(YOUR TASK) Your task is to repeat all of the data exactly while excluding the pictures.

(INFORMATION SUPPLIED)

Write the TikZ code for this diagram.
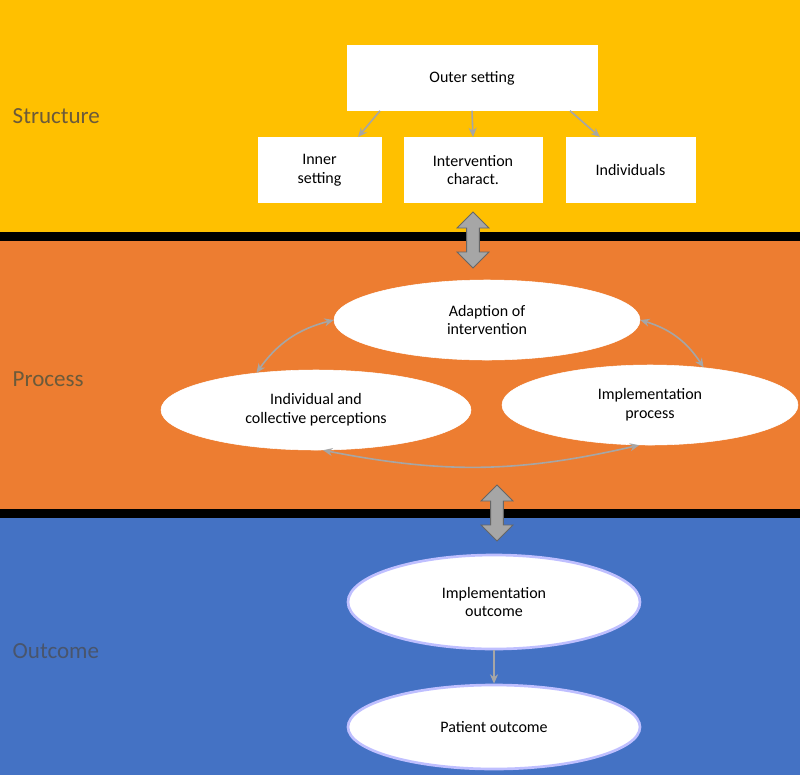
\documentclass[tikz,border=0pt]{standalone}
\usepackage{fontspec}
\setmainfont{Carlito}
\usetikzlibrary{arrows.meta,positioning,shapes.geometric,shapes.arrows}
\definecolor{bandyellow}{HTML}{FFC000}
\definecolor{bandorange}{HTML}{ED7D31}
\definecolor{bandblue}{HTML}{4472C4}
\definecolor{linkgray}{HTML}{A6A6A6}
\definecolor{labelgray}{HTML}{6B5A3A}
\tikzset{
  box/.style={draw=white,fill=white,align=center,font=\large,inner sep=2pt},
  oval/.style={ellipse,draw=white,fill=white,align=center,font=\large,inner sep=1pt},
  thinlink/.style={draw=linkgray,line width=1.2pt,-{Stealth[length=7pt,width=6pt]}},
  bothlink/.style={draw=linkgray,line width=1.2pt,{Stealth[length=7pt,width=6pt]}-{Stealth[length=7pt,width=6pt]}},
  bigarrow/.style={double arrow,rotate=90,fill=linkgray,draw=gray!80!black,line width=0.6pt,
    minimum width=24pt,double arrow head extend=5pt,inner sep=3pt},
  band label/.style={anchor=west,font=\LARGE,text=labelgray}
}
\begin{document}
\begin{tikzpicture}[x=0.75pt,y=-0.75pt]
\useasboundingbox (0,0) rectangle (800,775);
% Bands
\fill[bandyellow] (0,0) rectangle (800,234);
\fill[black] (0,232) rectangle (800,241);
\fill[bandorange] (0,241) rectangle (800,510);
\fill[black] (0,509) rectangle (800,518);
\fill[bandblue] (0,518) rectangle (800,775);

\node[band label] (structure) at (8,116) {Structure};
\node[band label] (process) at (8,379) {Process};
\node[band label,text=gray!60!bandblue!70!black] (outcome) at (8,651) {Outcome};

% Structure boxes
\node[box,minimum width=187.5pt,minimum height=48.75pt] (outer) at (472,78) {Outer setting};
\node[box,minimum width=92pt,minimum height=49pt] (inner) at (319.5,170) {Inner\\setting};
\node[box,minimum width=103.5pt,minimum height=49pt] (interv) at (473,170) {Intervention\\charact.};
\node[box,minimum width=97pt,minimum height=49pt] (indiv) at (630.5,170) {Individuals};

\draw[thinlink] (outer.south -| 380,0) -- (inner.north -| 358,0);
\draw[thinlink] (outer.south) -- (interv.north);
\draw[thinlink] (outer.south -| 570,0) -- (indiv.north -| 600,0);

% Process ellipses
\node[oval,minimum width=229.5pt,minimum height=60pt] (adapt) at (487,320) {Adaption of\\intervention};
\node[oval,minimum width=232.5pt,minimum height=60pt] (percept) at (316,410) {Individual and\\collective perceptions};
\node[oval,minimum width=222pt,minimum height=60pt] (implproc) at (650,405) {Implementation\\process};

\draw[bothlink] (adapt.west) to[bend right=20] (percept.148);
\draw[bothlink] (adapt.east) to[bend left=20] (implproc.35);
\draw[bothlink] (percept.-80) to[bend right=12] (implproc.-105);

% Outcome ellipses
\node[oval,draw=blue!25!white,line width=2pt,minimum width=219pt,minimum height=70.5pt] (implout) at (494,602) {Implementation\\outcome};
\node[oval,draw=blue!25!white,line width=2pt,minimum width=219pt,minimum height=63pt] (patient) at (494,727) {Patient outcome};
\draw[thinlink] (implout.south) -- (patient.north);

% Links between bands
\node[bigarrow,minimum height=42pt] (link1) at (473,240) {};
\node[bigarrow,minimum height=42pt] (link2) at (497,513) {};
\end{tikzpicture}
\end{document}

(RESPONSE FOR THIS EXERCISE)
Write the TikZ code for this diagram.
\documentclass[tikz,border=0pt]{standalone}
\usepackage{fontspec}
\setmainfont{Carlito}
\usetikzlibrary{arrows.meta,positioning,shapes.geometric,shapes.arrows}
\definecolor{bandyellow}{HTML}{FFC000}
\definecolor{bandorange}{HTML}{ED7D31}
\definecolor{bandblue}{HTML}{4472C4}
\definecolor{linkgray}{HTML}{A6A6A6}
\definecolor{labelgray}{HTML}{6B5A3A}
\tikzset{
  box/.style={draw=white,fill=white,align=center,font=\large,inner sep=2pt},
  oval/.style={ellipse,draw=white,fill=white,align=center,font=\large,inner sep=1pt},
  thinlink/.style={draw=linkgray,line width=1.2pt,-{Stealth[length=7pt,width=6pt]}},
  bothlink/.style={draw=linkgray,line width=1.2pt,{Stealth[length=7pt,width=6pt]}-{Stealth[length=7pt,width=6pt]}},
  bigarrow/.style={double arrow,rotate=90,fill=linkgray,draw=gray!80!black,line width=0.6pt,
    minimum width=24pt,double arrow head extend=5pt,inner sep=3pt},
  band label/.style={anchor=west,font=\LARGE,text=labelgray}
}
\begin{document}
\begin{tikzpicture}[x=0.75pt,y=-0.75pt]
\useasboundingbox (0,0) rectangle (800,775);
% Bands
\fill[bandyellow] (0,0) rectangle (800,234);
\fill[black] (0,232) rectangle (800,241);
\fill[bandorange] (0,241) rectangle (800,510);
\fill[black] (0,509) rectangle (800,518);
\fill[bandblue] (0,518) rectangle (800,775);

\node[band label] (structure) at (8,116) {Structure};
\node[band label] (process) at (8,379) {Process};
\node[band label,text=gray!60!bandblue!70!black] (outcome) at (8,651) {Outcome};

% Structure boxes
\node[box,minimum width=187.5pt,minimum height=48.75pt] (outer) at (472,78) {Outer setting};
\node[box,minimum width=92pt,minimum height=49pt] (inner) at (319.5,170) {Inner\\setting};
\node[box,minimum width=103.5pt,minimum height=49pt] (interv) at (473,170) {Intervention\\charact.};
\node[box,minimum width=97pt,minimum height=49pt] (indiv) at (630.5,170) {Individuals};

\draw[thinlink] (outer.south -| 380,0) -- (inner.north -| 358,0);
\draw[thinlink] (outer.south) -- (interv.north);
\draw[thinlink] (outer.south -| 570,0) -- (indiv.north -| 600,0);

% Process ellipses
\node[oval,minimum width=229.5pt,minimum height=60pt] (adapt) at (487,320) {Adaption of\\intervention};
\node[oval,minimum width=232.5pt,minimum height=60pt] (percept) at (316,410) {Individual and\\collective perceptions};
\node[oval,minimum width=222pt,minimum height=60pt] (implproc) at (650,405) {Implementation\\process};

\draw[bothlink] (adapt.west) to[bend right=20] (percept.148);
\draw[bothlink] (adapt.east) to[bend left=20] (implproc.35);
\draw[bothlink] (percept.-80) to[bend right=12] (implproc.-105);

% Outcome ellipses
\node[oval,draw=blue!25!white,line width=2pt,minimum width=219pt,minimum height=70.5pt] (implout) at (494,602) {Implementation\\outcome};
\node[oval,draw=blue!25!white,line width=2pt,minimum width=219pt,minimum height=63pt] (patient) at (494,727) {Patient outcome};
\draw[thinlink] (implout.south) -- (patient.north);

% Links between bands
\node[bigarrow,minimum height=42pt] (link1) at (473,240) {};
\node[bigarrow,minimum height=42pt] (link2) at (497,513) {};
\end{tikzpicture}
\end{document}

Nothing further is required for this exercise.